I also love how bare and un-ornamented everything is, all except this huge cross over the altar area.

This spot in Byzantine churches is usually occupied by a large image of Christ Pantocrator ("All Powerful" or "Rule of All"). However, the Byzantine Empire went through two iconoclastic periods, where Emperor Leo disallowed use of religious symbols, or icons, where icons actually refers to sacred images of saints, Jesus, Mary, etc. This is due to an interpretation of a passage of the Bible, decreeing that its followers should not make or worship "graven icons". Strict obedience to this passage meant no images of religious people at all.

During these iconoclastic periods, countless religious objects and art were destroyed. This large cross in Hagia Irene is a unique vestige of this period, where likely the original image hanging there was destroyed, replaced by a non-human symbol.
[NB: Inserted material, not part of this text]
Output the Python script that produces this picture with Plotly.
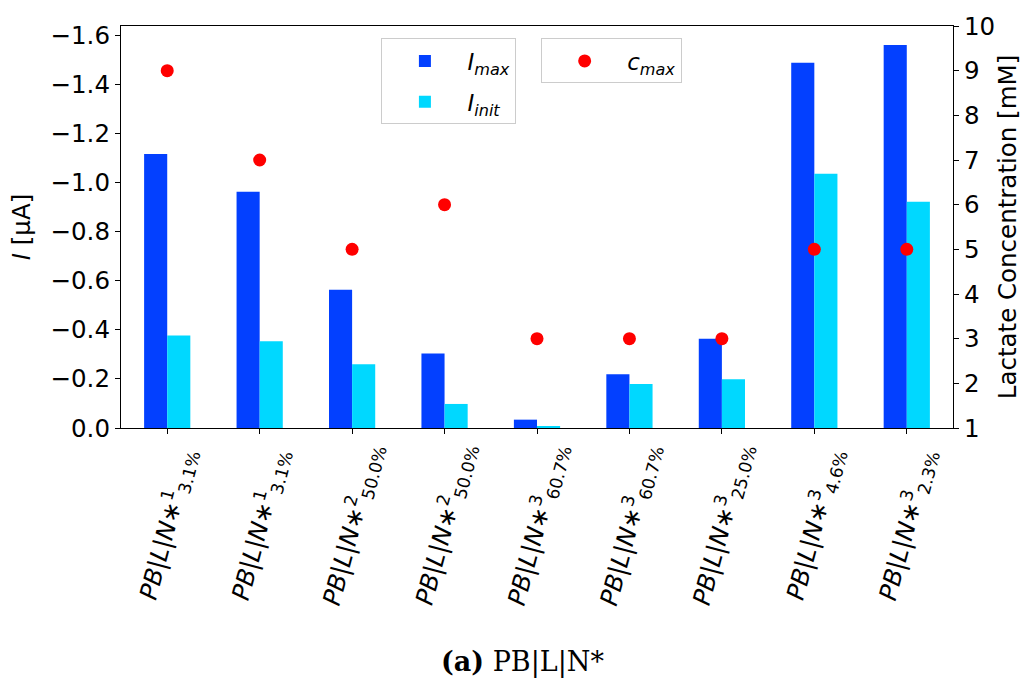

The end verdict? I loved Hagia Irene. Like Basilica Cistern, it felt a bit abandoned, spooky, but very real. Places like Hagia Sophia, though much grander, with much more art and architecture to see, ultimately feels kind of like an amusement park (to me).

Strangely enough for a SUPER old building, Hagia Irene is brought back to life every year during the Istanbul International Music Festival, and from time to time as a classic concert hall. It's large atrium and amazing acoustics make it an atmospheric and unique stage for performances.

I would love to come back and see a performance here someday!